Bigelow attended and swam for the University of Michigan for three years under Head Coach Jon Urbanchek, beginning in the Fall of 1989, through around 1992, where he was an All-American and Big 10 Champion. During his years at Michigan, he held the school's sixth fastest time in the 100-yard backstroke, with a time of 48.81. In Mid-August, 1990, Bigelow set an Eastern Division Junior Olympic National Championship record in the 400-meter freestyle with a time of 4:00.40 at the Hall of Fame Pool in Fort Lauderdale. Around his Junior year, he had a sledding accident which left him paralyzed for a period. He continued to suffer from amnesia, but regained his motor skills and was able to train and qualify for the 1992 Olympic trials in Indianapolis.

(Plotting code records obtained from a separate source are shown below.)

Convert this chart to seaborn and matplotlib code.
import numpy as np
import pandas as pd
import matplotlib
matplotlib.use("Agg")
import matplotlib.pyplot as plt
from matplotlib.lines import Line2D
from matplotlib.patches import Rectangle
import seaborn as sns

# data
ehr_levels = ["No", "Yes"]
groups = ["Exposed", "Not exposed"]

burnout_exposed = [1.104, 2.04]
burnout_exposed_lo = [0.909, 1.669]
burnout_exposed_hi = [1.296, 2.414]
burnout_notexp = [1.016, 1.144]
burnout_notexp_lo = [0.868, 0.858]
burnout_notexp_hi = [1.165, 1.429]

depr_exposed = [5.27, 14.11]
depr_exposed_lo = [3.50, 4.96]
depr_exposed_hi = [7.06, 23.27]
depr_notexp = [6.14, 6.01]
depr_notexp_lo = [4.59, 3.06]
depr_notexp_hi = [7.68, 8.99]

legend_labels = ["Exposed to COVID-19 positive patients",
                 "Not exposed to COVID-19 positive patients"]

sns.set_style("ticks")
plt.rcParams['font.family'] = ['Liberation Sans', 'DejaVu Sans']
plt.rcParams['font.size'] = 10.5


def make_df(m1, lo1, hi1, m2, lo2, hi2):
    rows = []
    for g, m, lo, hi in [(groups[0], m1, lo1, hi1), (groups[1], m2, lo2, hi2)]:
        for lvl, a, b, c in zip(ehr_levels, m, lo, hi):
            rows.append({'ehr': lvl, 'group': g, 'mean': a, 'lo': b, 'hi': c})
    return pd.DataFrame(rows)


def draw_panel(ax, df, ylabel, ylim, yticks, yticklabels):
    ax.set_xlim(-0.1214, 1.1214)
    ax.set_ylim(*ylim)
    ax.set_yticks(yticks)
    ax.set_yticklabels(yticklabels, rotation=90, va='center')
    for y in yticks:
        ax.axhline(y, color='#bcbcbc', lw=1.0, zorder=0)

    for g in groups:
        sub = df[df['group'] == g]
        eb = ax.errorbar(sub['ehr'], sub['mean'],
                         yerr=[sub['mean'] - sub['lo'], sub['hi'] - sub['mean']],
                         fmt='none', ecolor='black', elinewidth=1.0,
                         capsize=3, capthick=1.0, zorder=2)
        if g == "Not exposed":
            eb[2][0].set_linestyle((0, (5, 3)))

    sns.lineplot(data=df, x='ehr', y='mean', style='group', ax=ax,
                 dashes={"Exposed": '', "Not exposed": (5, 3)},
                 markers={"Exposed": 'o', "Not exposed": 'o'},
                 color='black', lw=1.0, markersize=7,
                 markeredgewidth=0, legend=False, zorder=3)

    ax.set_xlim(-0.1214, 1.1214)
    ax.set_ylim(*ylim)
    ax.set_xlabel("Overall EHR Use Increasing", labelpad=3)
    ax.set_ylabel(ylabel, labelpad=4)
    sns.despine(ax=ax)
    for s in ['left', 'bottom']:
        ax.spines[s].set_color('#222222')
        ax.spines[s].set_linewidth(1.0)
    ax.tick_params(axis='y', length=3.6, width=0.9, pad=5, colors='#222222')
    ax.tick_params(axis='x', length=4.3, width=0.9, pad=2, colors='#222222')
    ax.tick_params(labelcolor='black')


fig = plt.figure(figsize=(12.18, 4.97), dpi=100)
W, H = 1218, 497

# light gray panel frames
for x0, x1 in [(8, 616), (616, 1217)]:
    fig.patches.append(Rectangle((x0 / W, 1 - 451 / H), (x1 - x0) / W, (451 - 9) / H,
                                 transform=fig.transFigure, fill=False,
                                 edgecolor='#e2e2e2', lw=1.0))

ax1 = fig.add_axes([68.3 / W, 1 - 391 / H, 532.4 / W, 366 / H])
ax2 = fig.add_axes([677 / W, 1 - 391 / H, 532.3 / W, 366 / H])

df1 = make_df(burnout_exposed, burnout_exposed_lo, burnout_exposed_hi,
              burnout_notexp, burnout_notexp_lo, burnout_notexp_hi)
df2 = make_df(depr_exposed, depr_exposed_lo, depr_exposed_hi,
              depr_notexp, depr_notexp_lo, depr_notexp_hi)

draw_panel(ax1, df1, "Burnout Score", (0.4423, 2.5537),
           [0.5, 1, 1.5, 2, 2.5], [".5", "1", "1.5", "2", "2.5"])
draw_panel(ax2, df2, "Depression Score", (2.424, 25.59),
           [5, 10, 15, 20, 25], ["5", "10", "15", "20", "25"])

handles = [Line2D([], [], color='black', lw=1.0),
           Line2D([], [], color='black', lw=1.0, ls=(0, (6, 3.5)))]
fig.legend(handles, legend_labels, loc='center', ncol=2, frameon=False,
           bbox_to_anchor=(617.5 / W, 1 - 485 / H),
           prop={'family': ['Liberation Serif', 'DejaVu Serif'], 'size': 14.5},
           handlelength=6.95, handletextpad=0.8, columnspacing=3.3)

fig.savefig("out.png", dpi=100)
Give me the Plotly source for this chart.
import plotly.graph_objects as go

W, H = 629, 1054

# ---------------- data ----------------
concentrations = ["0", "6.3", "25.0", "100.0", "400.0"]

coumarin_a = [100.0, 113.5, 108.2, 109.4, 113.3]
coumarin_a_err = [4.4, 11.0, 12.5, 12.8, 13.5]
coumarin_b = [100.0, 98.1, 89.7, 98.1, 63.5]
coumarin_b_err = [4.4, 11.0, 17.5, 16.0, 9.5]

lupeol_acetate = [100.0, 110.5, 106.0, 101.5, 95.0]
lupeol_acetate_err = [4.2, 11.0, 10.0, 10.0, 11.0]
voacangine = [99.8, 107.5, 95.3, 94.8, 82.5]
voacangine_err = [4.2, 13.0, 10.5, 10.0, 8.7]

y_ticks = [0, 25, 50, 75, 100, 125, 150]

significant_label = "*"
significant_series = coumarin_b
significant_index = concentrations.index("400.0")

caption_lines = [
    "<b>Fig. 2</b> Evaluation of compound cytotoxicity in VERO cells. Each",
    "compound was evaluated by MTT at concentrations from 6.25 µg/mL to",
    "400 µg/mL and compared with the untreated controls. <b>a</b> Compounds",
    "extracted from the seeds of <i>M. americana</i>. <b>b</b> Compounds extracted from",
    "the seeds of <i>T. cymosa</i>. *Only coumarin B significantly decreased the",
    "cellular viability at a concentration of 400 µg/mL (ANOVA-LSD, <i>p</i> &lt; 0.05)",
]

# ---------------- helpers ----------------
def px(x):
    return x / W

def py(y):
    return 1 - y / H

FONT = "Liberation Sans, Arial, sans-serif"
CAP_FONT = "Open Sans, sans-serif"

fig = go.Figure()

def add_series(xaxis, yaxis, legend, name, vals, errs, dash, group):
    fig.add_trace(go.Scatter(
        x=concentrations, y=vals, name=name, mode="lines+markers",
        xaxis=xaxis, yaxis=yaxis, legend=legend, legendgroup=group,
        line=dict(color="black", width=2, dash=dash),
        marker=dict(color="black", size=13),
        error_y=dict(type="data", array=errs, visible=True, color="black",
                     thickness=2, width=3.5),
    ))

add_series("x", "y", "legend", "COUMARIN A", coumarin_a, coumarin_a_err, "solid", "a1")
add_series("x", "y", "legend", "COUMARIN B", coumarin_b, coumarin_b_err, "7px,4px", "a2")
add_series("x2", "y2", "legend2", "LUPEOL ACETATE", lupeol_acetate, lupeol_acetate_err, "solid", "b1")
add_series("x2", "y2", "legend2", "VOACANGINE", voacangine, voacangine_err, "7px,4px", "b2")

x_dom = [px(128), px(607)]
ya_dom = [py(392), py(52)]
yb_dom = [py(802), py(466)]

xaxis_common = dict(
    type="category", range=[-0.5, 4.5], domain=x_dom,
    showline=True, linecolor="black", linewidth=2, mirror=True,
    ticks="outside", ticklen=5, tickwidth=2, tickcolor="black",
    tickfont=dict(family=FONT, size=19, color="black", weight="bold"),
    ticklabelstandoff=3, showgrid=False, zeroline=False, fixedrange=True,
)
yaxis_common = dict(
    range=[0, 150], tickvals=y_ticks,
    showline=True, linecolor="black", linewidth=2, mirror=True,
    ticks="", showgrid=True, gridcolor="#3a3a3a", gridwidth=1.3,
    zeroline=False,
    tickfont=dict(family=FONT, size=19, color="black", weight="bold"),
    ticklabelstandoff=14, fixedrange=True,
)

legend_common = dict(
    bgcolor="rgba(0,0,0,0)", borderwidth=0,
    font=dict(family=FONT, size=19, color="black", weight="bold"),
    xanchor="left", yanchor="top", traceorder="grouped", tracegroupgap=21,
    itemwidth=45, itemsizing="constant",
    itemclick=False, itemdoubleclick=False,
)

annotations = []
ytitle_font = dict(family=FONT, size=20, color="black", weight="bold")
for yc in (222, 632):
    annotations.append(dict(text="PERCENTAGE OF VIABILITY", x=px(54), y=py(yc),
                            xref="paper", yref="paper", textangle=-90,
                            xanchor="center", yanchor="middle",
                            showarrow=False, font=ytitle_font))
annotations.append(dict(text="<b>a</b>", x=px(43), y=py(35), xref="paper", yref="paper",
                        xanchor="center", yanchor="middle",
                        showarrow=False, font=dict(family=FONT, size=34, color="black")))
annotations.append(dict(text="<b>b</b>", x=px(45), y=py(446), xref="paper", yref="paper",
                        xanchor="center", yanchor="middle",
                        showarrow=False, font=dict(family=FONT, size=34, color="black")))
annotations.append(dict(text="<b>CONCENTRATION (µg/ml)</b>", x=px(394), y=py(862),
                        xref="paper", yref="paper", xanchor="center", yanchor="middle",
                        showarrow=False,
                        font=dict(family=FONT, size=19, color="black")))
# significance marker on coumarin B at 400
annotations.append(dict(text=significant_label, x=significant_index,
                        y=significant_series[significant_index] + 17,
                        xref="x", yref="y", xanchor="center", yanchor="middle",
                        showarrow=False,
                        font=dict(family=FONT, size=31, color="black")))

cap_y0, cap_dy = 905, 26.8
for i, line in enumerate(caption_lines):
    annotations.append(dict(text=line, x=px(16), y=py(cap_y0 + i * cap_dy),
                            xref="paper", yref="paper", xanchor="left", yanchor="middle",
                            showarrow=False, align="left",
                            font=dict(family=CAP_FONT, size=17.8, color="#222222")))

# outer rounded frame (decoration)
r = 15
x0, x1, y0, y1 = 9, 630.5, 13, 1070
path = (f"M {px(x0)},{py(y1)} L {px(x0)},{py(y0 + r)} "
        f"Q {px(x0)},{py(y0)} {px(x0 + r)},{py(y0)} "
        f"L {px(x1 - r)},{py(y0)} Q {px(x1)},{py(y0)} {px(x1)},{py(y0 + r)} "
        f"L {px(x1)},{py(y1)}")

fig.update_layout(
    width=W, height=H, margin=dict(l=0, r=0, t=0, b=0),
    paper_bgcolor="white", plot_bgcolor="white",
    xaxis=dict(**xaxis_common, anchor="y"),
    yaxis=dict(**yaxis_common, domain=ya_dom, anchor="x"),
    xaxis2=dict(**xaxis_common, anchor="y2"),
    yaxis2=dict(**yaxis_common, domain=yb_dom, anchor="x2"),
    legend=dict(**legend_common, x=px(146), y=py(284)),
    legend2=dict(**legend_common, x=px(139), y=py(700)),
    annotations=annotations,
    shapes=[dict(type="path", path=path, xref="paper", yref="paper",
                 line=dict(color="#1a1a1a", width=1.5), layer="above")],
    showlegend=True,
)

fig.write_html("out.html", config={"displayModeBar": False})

During his Junior year at Michigan, at the 1992 U.S. Olympic trials on March 3, 1992, he placed ninth in the Men's 200-meter backstroke with a time of 2:02.37, indicating a strong recovery from his prior accident, though he did not make the U.S. team and just missed qualifying for the finals.

===Coaching===
In September 2006, Bigelow began serving as the Senior coach at the Aqua Crest Swim Team under Head Coach David Wright. Prior to working for Aqua Crest, he had served as a coach for nine years beginning around 1997, and had most recently coached at a Club in his hometown of Fort Wayne, Indiana. Prior to coaching at Fort Wayne, he worked as a YMCA and Club Coach at the Wolverine Club in Michigan and Florida's Pine Crest swim club, and had worked several summers coaching Summer Swim Camps for the Pine Crest club.

==Honors==
Bigelow was honored as the 1988 Florida Gold Coast Swimmer of the Year. In December 1988, he was recognized as a First Team Relay Honoree by the South Florida Sun Sentinel.